Evidence and analytical findings that low or deficient selenium can result in abortion are largely circumstantial, but cannot be ignored. The interrelationship of vitamin E and selenium must be considered when evaluating their significance in bovine abortion. Blood and tissue activity of GSH-Px is directly related to dietary selenium content. Selenium and vitamin E (alpha-tocopherol) have related roles protecting biological membranes and cells from oxidative degradation by peroxides. Vitamin E appears to be effective as a lipid-soluble antioxidant in the cell membrane, whereas selenium functions as a component of cytosolic GSH-Px to reduce peroxides. Less than adequate vitamin E or selenium can result in cellular membrane damage and reduced intracellular energy metabolism, either of which can impair cellular defense mechanisms. Both selenium and vitamin E have been shown to enhance the immunological competence of a number of domestic animal species. Also, without adequate vitamin E, a relative selenium deficiency could be manifested, even with adequate Se storage in the liver. The interrelationship between Se and vitamin E makes if difficult to distinguish between effects of deficiency in one of the other.
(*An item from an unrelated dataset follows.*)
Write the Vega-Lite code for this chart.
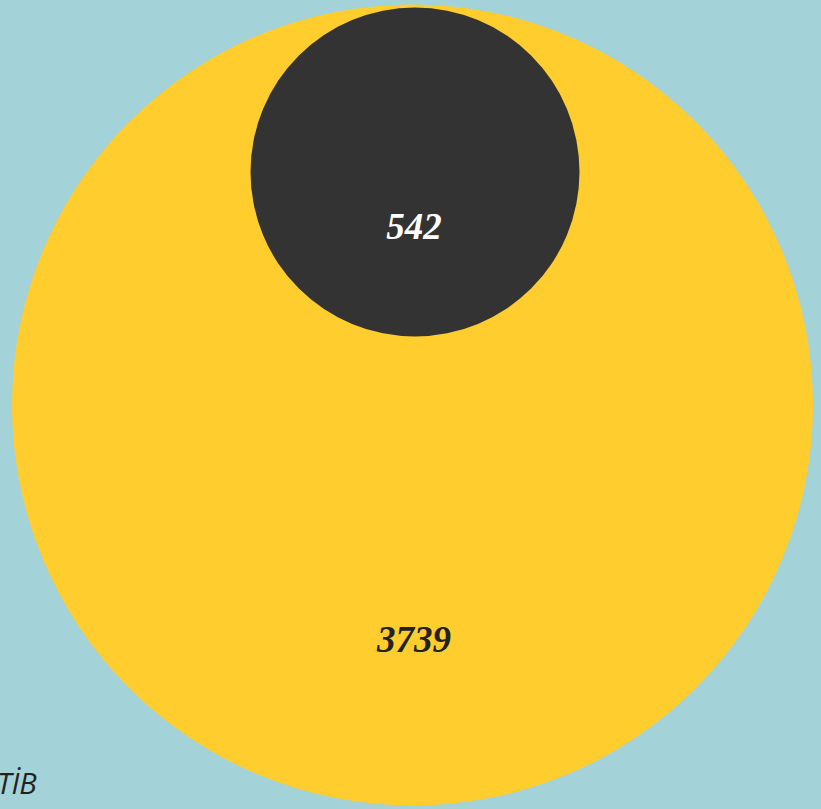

The vitamin E requirements of agricultural livestock may be influenced by a variety of factors. A high proportion of polyunsaturated fatty acids and deficiencies of Se and sulfur-containing amino acids may increase the vitamin E requirement considerably. In addition, stress and high dietary concentrations of nitrates, heavy metals or mycotoxins may increase the vitamin E requirement. Normally expected vitamin E concentrations in bovine tissues are usually 14-20 /µg/g (dry weight) for adult liver, 4 to 8 µg/g (dry weight) for fetal liver, 2 to 4 /µg/ml for adult serum and 0.2 to 0.4 µg/ml for fetal serum.
Cause and effect relationships of trace element aberrations with abortions and perinatal mortality have not yet been completely characterized, but suggest a nutritional/metabolic disorder in which excessive nitrate exposure, gestation and environmental stresses, and inadequate copper, selenium and other essential micronutrients may all be contributing factors.